:: Records shown ::
===============
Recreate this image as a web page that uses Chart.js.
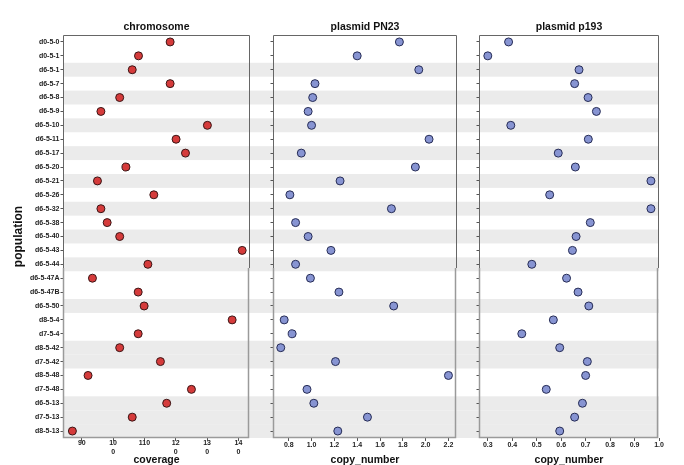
===============
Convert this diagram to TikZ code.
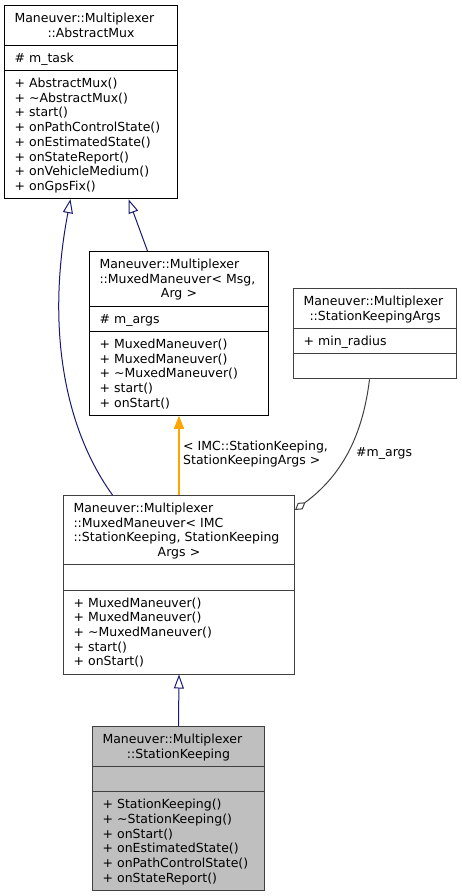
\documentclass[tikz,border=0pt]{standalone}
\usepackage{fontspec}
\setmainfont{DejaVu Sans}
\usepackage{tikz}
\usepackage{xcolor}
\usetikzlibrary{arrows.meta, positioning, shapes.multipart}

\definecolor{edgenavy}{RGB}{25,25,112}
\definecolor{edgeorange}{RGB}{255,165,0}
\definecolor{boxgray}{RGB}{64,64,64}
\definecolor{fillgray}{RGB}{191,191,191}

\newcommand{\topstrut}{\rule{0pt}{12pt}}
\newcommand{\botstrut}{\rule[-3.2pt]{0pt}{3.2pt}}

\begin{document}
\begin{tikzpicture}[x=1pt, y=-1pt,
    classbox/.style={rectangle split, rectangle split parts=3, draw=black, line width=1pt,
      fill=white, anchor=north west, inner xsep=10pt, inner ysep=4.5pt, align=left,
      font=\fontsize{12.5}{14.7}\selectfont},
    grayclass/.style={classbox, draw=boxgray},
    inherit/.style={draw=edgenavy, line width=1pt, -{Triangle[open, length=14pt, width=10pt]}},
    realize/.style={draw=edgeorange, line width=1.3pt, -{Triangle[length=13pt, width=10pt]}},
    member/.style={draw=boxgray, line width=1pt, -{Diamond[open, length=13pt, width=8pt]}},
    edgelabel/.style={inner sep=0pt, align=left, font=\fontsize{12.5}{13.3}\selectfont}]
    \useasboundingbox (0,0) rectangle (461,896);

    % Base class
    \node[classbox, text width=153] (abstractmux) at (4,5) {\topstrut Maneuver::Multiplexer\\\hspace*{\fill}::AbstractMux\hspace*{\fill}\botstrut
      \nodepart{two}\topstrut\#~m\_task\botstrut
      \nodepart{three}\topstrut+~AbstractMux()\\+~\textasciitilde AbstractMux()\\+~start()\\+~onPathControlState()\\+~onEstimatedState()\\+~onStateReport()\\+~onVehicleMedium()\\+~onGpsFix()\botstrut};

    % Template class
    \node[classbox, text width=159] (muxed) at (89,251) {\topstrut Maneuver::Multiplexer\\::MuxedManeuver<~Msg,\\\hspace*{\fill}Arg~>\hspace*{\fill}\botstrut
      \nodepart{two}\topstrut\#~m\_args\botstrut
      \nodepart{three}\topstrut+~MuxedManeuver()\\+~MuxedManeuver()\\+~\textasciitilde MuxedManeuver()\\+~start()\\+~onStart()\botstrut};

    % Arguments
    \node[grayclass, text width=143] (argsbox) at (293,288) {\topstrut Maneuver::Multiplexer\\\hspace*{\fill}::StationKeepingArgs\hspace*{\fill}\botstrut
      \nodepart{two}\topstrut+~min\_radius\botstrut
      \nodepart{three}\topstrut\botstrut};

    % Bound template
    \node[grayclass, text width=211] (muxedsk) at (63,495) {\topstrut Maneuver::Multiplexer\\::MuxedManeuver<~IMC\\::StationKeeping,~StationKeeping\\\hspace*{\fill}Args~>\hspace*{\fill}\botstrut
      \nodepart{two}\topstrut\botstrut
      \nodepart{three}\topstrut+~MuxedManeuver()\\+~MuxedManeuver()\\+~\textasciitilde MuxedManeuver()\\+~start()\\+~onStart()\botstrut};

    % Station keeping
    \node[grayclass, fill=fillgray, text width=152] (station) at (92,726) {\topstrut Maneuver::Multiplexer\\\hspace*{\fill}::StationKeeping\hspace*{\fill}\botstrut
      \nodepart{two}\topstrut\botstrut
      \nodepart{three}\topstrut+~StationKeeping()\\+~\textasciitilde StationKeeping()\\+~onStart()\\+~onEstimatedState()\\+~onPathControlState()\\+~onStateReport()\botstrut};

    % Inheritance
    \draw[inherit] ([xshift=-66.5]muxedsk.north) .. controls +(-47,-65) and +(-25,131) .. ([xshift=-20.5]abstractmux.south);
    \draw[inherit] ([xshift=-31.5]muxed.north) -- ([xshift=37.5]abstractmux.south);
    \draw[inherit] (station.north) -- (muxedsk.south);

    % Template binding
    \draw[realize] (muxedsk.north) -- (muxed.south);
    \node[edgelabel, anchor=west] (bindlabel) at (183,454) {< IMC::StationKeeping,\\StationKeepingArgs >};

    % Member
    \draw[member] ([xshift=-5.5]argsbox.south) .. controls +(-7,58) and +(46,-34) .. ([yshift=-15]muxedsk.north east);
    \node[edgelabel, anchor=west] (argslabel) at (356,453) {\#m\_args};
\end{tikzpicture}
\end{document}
===============
:: Task ::
Above are records; say how many of their lines contain the word "this", giving only the number.

:: Answer in full ::
2